▶ **What you should do**
Find each line holding "this" and copy it out.

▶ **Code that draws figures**
+--

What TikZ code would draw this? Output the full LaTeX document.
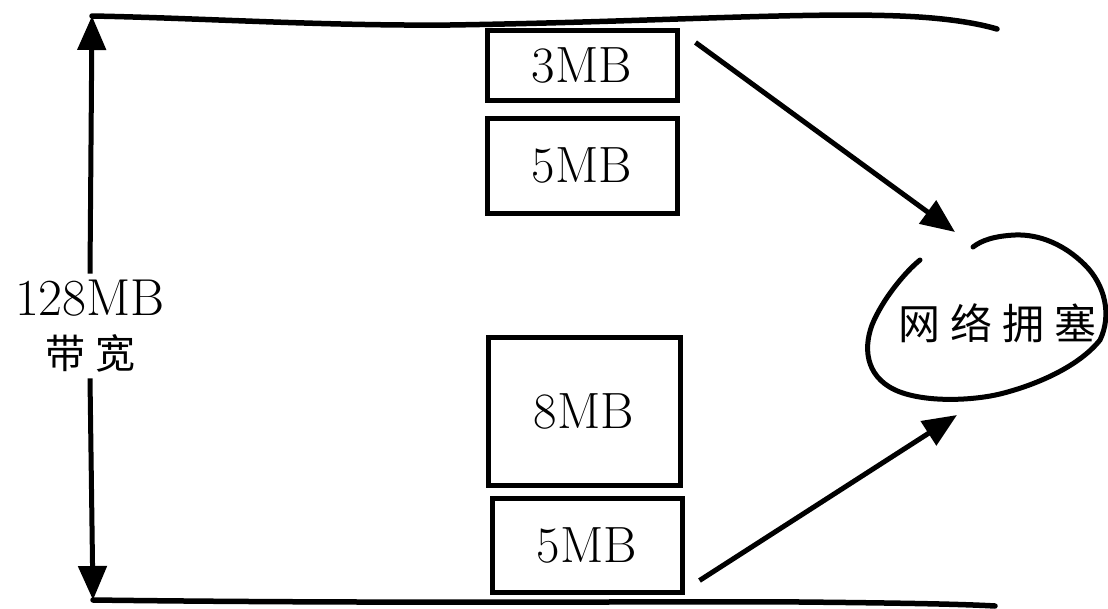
\documentclass[tikz,border=0pt]{standalone}
\usepackage{fontspec}
\usepackage{tikz}
\usetikzlibrary{arrows.meta,positioning,calc}
\newfontfamily\cjkfont{Noto Sans CJK SC}
\newcommand{\cjkgap}{\hspace{10pt}}
\tikzset{
  mbbox/.style={draw=black,line width=5pt,minimum width=190pt,inner sep=0pt,
                font=\fontsize{51}{55}\selectfont},
  edgeline/.style={line width=5.5pt,line cap=round},
  bigarrow/.style={-{Triangle[length=34pt,width=28pt]},line width=5pt},
}

\begin{document}
\begin{tikzpicture}[x=1pt,y=-1pt]
\useasboundingbox (0,0) rectangle (1108,608);

% =================================================================
% pipe -- upper and lower edge, bandwidth arrow
% =================================================================
\coordinate (top) at (92,16);
\coordinate (bot) at (93,600);

\draw[edgeline] (top) .. controls (200,18) and (320,26) .. (450,25)
  .. controls (650,22) and (800,12) .. (900,16)
  .. controls (950,18) and (980,24) .. (997,29);
\draw[edgeline] (bot) .. controls (400,604) and (700,601) .. (800,602)
  .. controls (900,603) and (960,604) .. (995,606);

\node[align=center, inner sep=6pt, font=\fontsize{52}{56}\selectfont] (bw) at (90,326)
  {128MB\\[-3pt]
   {\cjkfont\fontsize{40}{44}\selectfont 带\cjkgap 宽}};
\draw[bigarrow] (bw.north) -- (top);
\draw[bigarrow] (bw.south) -- (bot);

% =================================================================
% packets in the pipe
% =================================================================
\node[mbbox, minimum height=70pt]                   (mb3)  at (582,65) {3MB};
\node[mbbox, minimum height=95pt, below=13pt of mb3] (mb5a) {5MB};

\node[mbbox, minimum width=192pt, minimum height=148pt] (mb8) at (584,411) {8MB};
\node[mbbox, minimum height=94pt, below=8pt of mb8, xshift=3pt] (mb5b) {5MB};

% =================================================================
% congestion blob
% =================================================================
\node[font=\cjkfont\fontsize{42}{46}\selectfont] (jam) at (997,323)
  {网\cjkgap 络\cjkgap 拥\cjkgap 塞};

\draw[line width=5pt,line cap=round]
  (920,260) .. controls (905,272) and (882,300) .. (872,325)
  .. controls (862,352) and (868,380) .. (900,392)
  .. controls (930,403) and (975,400) .. (1000,394)
  .. controls (1040,384) and (1080,365) .. (1100,340)
  .. controls (1112,315) and (1105,285) .. (1085,265)
  .. controls (1065,245) and (1040,234) .. (1015,235)
  .. controls (995,236) and (982,240) .. (973,247);

\coordinate (jamtop) at (955,232);
\coordinate (jambot) at (957,415);

\draw[bigarrow] ([shift={(16,15)}]mb3.north east) -- (jamtop);
\draw[bigarrow] ([shift={(15,-14)}]mb5b.south east) -- (jambot);

\end{tikzpicture}
\end{document}
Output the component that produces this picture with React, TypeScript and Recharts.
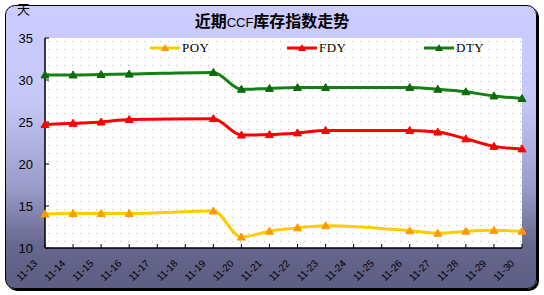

+--

▶ **Problem solution**
What TikZ code would draw this? Output the full LaTeX document.
Output the component that produces this picture with React, TypeScript and Recharts.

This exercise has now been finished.